▶
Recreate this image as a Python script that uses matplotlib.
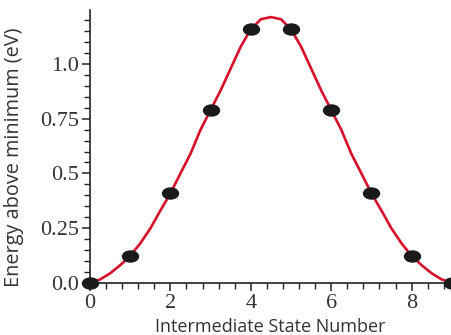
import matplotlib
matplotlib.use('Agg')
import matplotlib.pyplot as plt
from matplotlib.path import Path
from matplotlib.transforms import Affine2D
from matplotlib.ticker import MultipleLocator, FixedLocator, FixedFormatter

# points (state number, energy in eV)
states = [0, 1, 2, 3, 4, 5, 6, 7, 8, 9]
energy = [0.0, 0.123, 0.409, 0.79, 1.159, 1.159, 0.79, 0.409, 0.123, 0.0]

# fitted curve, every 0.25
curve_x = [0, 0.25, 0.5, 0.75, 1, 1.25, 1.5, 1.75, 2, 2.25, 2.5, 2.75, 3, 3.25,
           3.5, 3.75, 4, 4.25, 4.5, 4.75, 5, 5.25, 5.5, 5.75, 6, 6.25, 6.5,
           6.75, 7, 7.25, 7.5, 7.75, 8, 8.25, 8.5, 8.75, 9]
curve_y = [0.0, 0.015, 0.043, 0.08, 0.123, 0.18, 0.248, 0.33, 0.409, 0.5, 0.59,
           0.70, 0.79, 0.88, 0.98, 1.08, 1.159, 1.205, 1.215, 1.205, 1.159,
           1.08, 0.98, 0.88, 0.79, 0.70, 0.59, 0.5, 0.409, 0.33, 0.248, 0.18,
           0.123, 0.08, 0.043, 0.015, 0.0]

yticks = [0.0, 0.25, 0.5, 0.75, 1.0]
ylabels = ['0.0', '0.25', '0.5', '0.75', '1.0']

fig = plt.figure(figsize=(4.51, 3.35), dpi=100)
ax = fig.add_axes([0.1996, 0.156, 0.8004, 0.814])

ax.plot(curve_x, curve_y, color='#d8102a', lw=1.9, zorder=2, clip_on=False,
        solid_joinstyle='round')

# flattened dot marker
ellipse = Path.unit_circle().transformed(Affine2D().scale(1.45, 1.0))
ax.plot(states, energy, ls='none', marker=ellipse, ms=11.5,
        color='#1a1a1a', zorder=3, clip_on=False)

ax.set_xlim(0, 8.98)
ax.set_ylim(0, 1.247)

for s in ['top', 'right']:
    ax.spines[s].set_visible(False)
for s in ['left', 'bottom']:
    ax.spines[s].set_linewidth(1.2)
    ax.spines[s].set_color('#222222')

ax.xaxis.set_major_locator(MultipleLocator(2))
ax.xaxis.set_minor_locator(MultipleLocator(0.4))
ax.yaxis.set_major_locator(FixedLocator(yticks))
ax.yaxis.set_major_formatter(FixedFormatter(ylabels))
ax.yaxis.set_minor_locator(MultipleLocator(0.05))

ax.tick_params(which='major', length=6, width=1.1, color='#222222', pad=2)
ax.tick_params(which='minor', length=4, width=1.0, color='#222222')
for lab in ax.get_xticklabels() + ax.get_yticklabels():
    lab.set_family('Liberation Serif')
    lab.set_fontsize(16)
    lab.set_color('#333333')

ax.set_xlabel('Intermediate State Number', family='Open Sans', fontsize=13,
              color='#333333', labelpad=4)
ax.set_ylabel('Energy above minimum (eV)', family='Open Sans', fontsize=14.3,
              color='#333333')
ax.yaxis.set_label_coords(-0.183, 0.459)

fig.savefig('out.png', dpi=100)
◀
▶
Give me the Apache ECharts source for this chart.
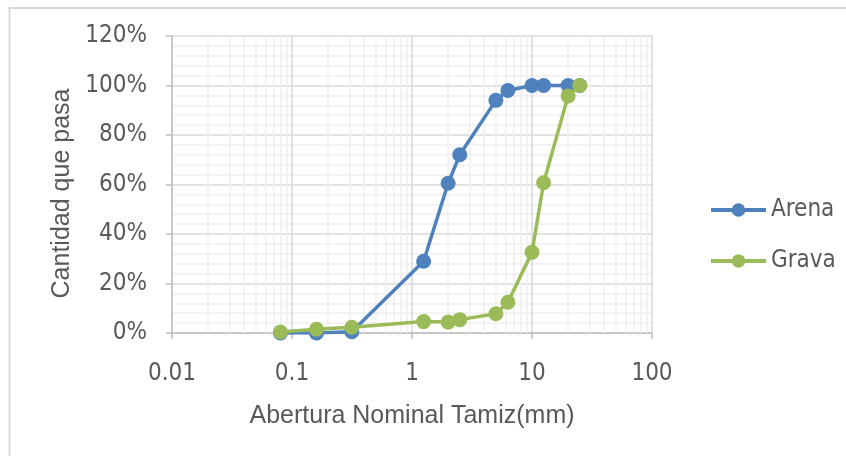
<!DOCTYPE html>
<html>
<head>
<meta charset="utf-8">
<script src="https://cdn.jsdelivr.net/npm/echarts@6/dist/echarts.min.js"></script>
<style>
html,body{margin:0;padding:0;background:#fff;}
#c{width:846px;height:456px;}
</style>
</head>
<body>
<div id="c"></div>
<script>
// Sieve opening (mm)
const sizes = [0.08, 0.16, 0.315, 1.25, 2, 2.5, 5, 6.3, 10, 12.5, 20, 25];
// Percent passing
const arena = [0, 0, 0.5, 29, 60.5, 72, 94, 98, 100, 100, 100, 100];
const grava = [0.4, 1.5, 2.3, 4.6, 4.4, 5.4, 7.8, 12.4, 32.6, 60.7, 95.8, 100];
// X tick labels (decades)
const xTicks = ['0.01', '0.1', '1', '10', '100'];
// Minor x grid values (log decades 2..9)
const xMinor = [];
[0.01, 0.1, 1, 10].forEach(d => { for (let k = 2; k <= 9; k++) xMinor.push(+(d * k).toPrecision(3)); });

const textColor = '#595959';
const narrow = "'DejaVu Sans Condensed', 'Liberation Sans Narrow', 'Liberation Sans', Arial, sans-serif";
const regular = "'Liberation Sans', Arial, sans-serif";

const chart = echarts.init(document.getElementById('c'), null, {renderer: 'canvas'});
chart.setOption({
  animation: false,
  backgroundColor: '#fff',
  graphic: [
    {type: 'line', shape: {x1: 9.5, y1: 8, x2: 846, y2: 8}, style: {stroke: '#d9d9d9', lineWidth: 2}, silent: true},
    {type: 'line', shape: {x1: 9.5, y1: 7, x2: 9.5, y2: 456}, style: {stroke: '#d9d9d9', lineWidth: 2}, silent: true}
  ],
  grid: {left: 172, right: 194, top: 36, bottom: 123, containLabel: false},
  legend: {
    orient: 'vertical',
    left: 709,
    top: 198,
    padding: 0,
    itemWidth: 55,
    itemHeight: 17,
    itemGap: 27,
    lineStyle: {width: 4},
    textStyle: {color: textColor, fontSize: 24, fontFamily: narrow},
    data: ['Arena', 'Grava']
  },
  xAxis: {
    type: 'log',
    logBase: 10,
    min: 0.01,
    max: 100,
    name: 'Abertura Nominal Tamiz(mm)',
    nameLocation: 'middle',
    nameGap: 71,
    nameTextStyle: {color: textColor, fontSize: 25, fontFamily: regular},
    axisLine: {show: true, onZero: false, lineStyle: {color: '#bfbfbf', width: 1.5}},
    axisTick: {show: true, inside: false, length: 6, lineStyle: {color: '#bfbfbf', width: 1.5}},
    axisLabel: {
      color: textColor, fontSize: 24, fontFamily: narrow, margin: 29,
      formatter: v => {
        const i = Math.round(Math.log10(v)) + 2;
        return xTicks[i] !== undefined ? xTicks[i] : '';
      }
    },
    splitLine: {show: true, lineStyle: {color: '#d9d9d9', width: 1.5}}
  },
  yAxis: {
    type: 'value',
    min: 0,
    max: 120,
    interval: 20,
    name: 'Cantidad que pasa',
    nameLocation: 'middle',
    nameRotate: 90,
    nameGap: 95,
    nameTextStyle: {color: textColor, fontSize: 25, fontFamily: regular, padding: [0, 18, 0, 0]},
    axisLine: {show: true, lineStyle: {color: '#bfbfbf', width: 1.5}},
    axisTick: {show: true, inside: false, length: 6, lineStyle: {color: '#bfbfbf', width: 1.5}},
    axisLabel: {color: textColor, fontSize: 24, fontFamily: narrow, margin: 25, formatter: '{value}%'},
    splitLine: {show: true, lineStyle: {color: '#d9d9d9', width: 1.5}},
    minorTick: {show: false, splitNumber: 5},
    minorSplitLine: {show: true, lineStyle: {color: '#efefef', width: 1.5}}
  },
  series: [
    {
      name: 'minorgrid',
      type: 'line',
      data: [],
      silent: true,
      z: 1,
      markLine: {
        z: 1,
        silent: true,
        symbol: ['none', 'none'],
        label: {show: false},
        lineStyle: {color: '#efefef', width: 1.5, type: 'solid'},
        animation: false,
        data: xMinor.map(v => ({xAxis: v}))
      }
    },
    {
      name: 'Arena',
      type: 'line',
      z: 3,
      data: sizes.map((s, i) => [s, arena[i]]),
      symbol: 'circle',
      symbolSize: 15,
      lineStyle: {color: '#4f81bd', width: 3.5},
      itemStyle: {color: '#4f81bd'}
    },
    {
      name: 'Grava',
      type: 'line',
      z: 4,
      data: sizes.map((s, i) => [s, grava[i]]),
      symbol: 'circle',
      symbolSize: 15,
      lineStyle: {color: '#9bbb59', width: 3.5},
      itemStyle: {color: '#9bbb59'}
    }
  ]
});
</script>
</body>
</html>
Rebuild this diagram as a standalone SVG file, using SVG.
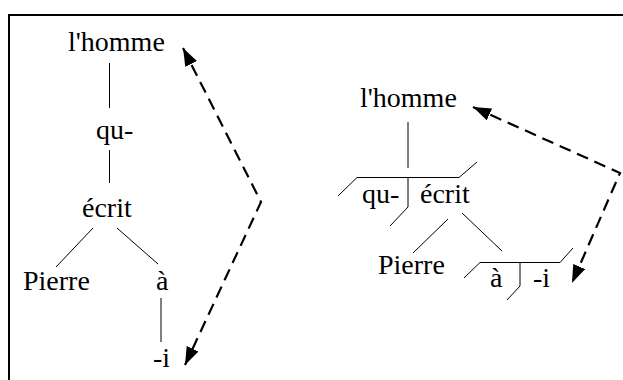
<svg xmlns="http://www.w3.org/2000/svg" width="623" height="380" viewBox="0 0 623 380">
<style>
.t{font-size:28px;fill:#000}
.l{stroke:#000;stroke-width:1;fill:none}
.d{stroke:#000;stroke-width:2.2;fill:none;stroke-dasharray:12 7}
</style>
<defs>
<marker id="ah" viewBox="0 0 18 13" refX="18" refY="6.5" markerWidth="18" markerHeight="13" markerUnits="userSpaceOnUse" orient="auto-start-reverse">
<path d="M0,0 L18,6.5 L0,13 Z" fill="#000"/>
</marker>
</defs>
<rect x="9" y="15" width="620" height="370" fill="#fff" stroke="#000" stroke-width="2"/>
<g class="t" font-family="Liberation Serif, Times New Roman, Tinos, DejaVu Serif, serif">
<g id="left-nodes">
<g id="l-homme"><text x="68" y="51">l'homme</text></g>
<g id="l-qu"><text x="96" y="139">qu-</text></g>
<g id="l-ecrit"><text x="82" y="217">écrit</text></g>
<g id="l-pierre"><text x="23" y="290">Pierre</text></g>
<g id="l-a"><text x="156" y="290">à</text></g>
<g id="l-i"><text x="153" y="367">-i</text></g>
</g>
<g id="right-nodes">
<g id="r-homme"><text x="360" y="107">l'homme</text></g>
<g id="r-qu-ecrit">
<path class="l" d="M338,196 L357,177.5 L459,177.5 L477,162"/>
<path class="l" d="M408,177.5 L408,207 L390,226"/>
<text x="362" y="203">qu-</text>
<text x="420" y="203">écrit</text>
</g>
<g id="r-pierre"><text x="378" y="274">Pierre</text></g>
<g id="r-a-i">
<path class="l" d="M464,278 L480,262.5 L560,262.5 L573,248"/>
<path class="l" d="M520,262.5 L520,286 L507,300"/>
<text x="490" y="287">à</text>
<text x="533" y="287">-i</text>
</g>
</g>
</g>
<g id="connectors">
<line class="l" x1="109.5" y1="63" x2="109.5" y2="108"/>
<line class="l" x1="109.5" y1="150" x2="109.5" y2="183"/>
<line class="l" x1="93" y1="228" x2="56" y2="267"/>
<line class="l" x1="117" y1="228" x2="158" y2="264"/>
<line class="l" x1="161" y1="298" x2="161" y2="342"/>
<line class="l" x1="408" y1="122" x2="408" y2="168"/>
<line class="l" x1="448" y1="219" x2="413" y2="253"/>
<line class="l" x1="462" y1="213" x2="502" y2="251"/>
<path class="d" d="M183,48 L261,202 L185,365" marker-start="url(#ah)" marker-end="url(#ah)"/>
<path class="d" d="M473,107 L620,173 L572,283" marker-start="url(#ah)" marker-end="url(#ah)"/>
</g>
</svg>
◀
### WHAT YOU HAVE TO DO:
Do not copy any pictures. Retype exactly the stretch from the line with "Recreate this image" through the line with "0.409, 0.123, 0.0]".

### TASK SOLUTION:
Recreate this image as a Python script that uses matplotlib.
import matplotlib
matplotlib.use('Agg')
import matplotlib.pyplot as plt
from matplotlib.path import Path
from matplotlib.transforms import Affine2D
from matplotlib.ticker import MultipleLocator, FixedLocator, FixedFormatter

# points (state number, energy in eV)
states = [0, 1, 2, 3, 4, 5, 6, 7, 8, 9]
energy = [0.0, 0.123, 0.409, 0.79, 1.159, 1.159, 0.79, 0.409, 0.123, 0.0]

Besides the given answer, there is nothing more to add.